Brown patch in St Augustine lawns normally occurs in late summer or early fall when the air temperature is between 75-85 degrees and the humidity is high. It can, however, occur in the spring when conditions are right. It is a fungus disease characterized by the familiar circular patches of yellow or brown grass. These circles can be anywhere from less than a foot in diameter to ten or more feet. Brown patch affects the leaves of the grass, which may be pulled away very easily from the stem.

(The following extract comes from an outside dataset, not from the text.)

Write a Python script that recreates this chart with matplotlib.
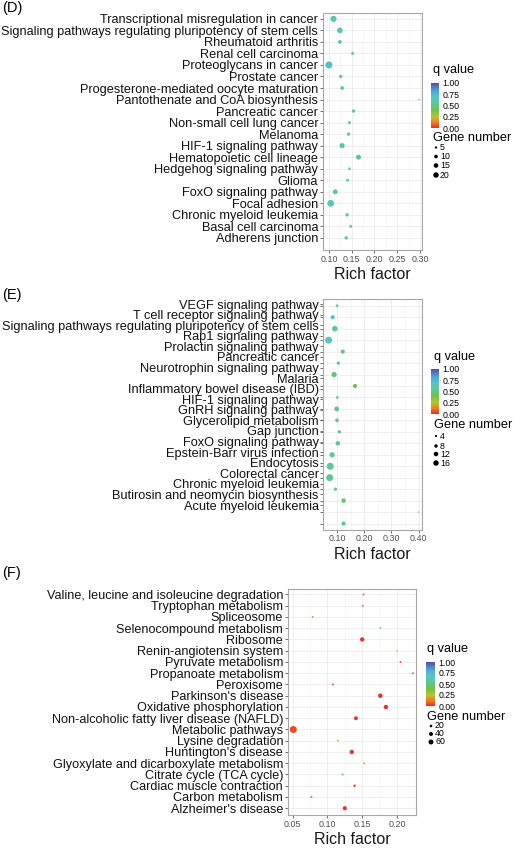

Brown patch will not kill St Augustine grass, but it can make a lawn very unsightly and weaken the turf enough that other weed grasses may invade and take hold. There is no “cure,” but it can be effectively controlled. The disease needs the proper temperature and moisture to grow, and it thrives on nitrogen. Watering too much and watering at the wrong time are major contributors to brown patch. Water deeply and only when the grass starts showing a bit of stress, and water in the early morning. Nighttime watering does not allow the leaves to dry and gives the fungus spores the moisture they need to grow. Ideally, limit your fertilization schedule to twice a year, in April when the lawn begins active growth and late September (remember, brown patch loves nitrogen). St Augustine does just fine with two feedings.
At the first sign of brown patch, you should apply a fungicide, following instructions on the label. Finally, apply preventive fungicides in early fall only if your lawn has been susceptible to brown spot in the past or if there is an outbreak in lawns upwind from your lawn.